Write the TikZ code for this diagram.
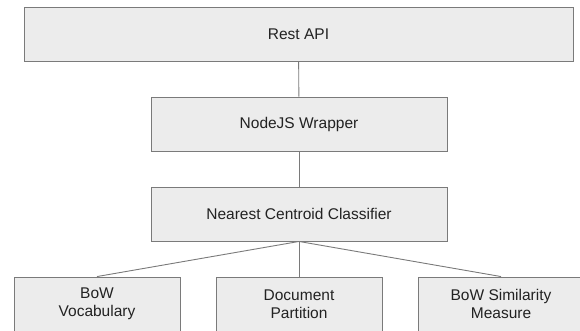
\documentclass[tikz,border=0pt]{standalone}
\usepackage{fontspec}
\setmainfont{Liberation Sans}
\usepackage{xcolor}
\usepackage{tikz}
\usetikzlibrary{positioning}
\definecolor{boxFill}{HTML}{ECECEC}
\definecolor{boxEdge}{HTML}{7A7A7A}
\definecolor{ink}{HTML}{222222}

\begin{document}
\begin{tikzpicture}[x=1pt,y=-1pt,font=\fontsize{15.5}{18}\selectfont,
  layer/.style={draw=boxEdge,fill=boxFill,line width=0.9pt,text=ink,align=center,inner sep=0pt,minimum height=54pt},
  link/.style={draw=boxEdge,line width=0.9pt}]
\useasboundingbox (0,0) rectangle (580,330);
% top layers
\node[layer,minimum width=549pt] (rest) at (298.5,34) {Rest API};
\node[layer,minimum width=296pt] (wrapper) at (299,124) {NodeJS Wrapper};
\node[layer,minimum width=296pt] (ncc) at (299,214) {Nearest Centroid Classifier};
% components
\node[layer,minimum width=166pt] (vocab) at (97,304) {BoW\\Vocabulary};
\node[layer,minimum width=166pt] (part) at (299,304) {Document\\Partition};
\node[layer,minimum width=166pt] (sim) at (501,304) {BoW Similarity\\Measure};
\draw[link] (rest) -- (wrapper);
\draw[link] (wrapper) -- (ncc);
\draw[link] (ncc.south) -- (vocab.north);
\draw[link] (ncc.south) -- (part.north);
\draw[link] (ncc.south) -- (sim.north);
\end{tikzpicture}
\end{document}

-- -- --

> **REQUIREMENT**: Omit the pictures and output all of the other material exactly.

> **COMPLETED EXERCISE**:
Write the TikZ code for this diagram.
\documentclass[tikz,border=0pt]{standalone}
\usepackage{fontspec}
\setmainfont{Liberation Sans}
\usepackage{xcolor}
\usepackage{tikz}
\usetikzlibrary{positioning}
\definecolor{boxFill}{HTML}{ECECEC}
\definecolor{boxEdge}{HTML}{7A7A7A}
\definecolor{ink}{HTML}{222222}

\begin{document}
\begin{tikzpicture}[x=1pt,y=-1pt,font=\fontsize{15.5}{18}\selectfont,
  layer/.style={draw=boxEdge,fill=boxFill,line width=0.9pt,text=ink,align=center,inner sep=0pt,minimum height=54pt},
  link/.style={draw=boxEdge,line width=0.9pt}]
\useasboundingbox (0,0) rectangle (580,330);
% top layers
\node[layer,minimum width=549pt] (rest) at (298.5,34) {Rest API};
\node[layer,minimum width=296pt] (wrapper) at (299,124) {NodeJS Wrapper};
\node[layer,minimum width=296pt] (ncc) at (299,214) {Nearest Centroid Classifier};
% components
\node[layer,minimum width=166pt] (vocab) at (97,304) {BoW\\Vocabulary};
\node[layer,minimum width=166pt] (part) at (299,304) {Document\\Partition};
\node[layer,minimum width=166pt] (sim) at (501,304) {BoW Similarity\\Measure};
\draw[link] (rest) -- (wrapper);
\draw[link] (wrapper) -- (ncc);
\draw[link] (ncc.south) -- (vocab.north);
\draw[link] (ncc.south) -- (part.north);
\draw[link] (ncc.south) -- (sim.north);
\end{tikzpicture}
\end{document}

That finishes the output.